La criptovaluta più celebre non costituirà la struttura dei pagamenti del XXI secolo. A dichiararlo non è un luddista qualunque, ma una delle personalità più influenti del mondo dei crypto-asset: Sam Bankman-Fried, ceo e fondatore della borsa dei cripto asset FTX e neo investitore nella piattaforma di finanza indipendente Robinhood. Uno che sull’innovazione e il tech sta costruendo un impero.
Se il bitcoin doveva scalare (crescere di dimensioni in modo imponente, lo avrebbe già fatto), lo avrebbe già fatto: questo il succo dell’intervista rilasciata da Bankman-Fried al Financial Times. In particolare, è il sistema di validazioni sottostante il suo funzionamento, a non essersi diffuso: il motivo è la sua scarsa efficienza energetica. La stilettata arriva dopo la constatazione che la criptovaluta ha perso il 35% del suo valore da gennaio 2022, complice le vendite a pioggia di cui è stata oggetto. Bisogna tornare a fine 2020 per trovare livelli simili.
«Operazioni che comportano milioni di transazioni al secondo non possono non essere estremamente efficienti e leggere dal punto di vista energetico», ha sentenziato il miliardario 30enne. I sistemi di validazione devono esserlo: Ethereum sta evolvendo in tal senso. La mole di consumo energetico suscitato dal bitcoin è di tale preoccupazione per i regolatori europei che alcuni propongono di bandirlo per questo motivo. Secondo il Bitcoin Electricity Consumption Index dell’Università di Cambridge, la criptovaluta consuma più energia di paesi come la Svezia o la Norvegia. La preoccupazione ecologica dell’imprenditore tech appare poco coerente, dato l’oggetto sociale della sua FTX, che ha usufruito e usufruisce del meccanismo delle compensazioni del carbonio, ma ciò «non può durare per sempre», ammette lo stesso ceo. «A un certo punto esaurisci i tuoi crediti».

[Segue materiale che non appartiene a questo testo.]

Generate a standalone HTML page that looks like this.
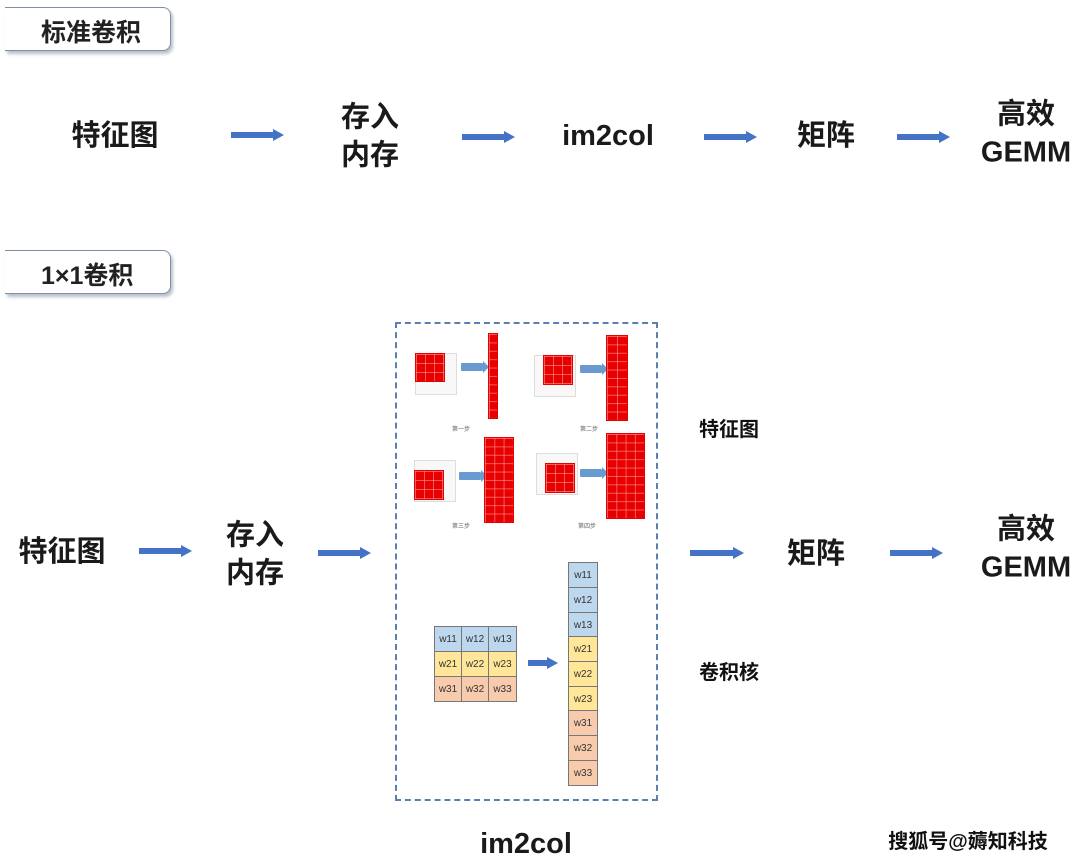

Molti vedono ancora il bitcoin come un sostituto delle valute tradizionali per le transazioni di tutti i giorni. Paesi sovrani come El Salvador o la Repubblica Centrafricana hanno introdotto il corso legale del bitcoin. Tuttavia, la diffusione della valuta in quei paesi non si è allargata. Un recente studio accademico svolto negli Usa – secondo quanto riporta il Ft – ha rilevato che nel Salvador pochissimi effettivamente usano le crypto come mezzo di pagamento, pur essendo numerosi in quel paese gli sportelli Atm dedicati.
Scoraggia l’uso del bitcoin anche un investitore ben più tradizionale di Sam Bankman-Fried, Warren Buffett. Il magnate, nella conferenza annuale della sua Berkshire Hathaway aveva detto: «Se i bitcoin andranno su o giù nel prossimo anno, nei prossimi cinque, dieci, io non lo so. Ciò di cui sono sicuro è che non producono nulla». Del resto, proseguiva Buffett, anche i crypto entusiasti sono convinti che le criptovalute siano un asset passivo, e che l’unica cosa da fare è mantenerlo in portafoglio sperando che aumenti di valore. «Se voi mi diceste, per l’1% di tutti i terreni agricoli degli Stati Uniti, pagaci 25 miliardi di dollari, io vi firmerei l’assegno questo pomeriggio. Perché per 25 miliardi saprei di possedere l’1% di tutto il terreno agricolo Usa. Sarebbe lo stesso se voi mi offriste l’1% di tutti gli appartamenti del paese, vi firmerei subito un assegno da 25 miliardi di dollari».
«Ma, se voi mi proponeste tutti i bitcoin del mondo per 25 dollari, io non li prenderei. Che cosa potrei farci? Potrei solo rivenderli, prima o poi. Non producono nulla. Appartamenti e terrei producono invece affitti e cibo». Tuttavia il ceo di FTX non scommette sulla fine del bitcoin (e come potrebbe). Ritiene che il token «avrà un futuro come asset, commodity o riserva di valore».
Intanto, con la sua partecipazione del 7,6% in Robinhood – pagata 648 milioni di dollari – il giovane ceo è il terzo maggior investitore della piattaforma di trading esente da commissioni.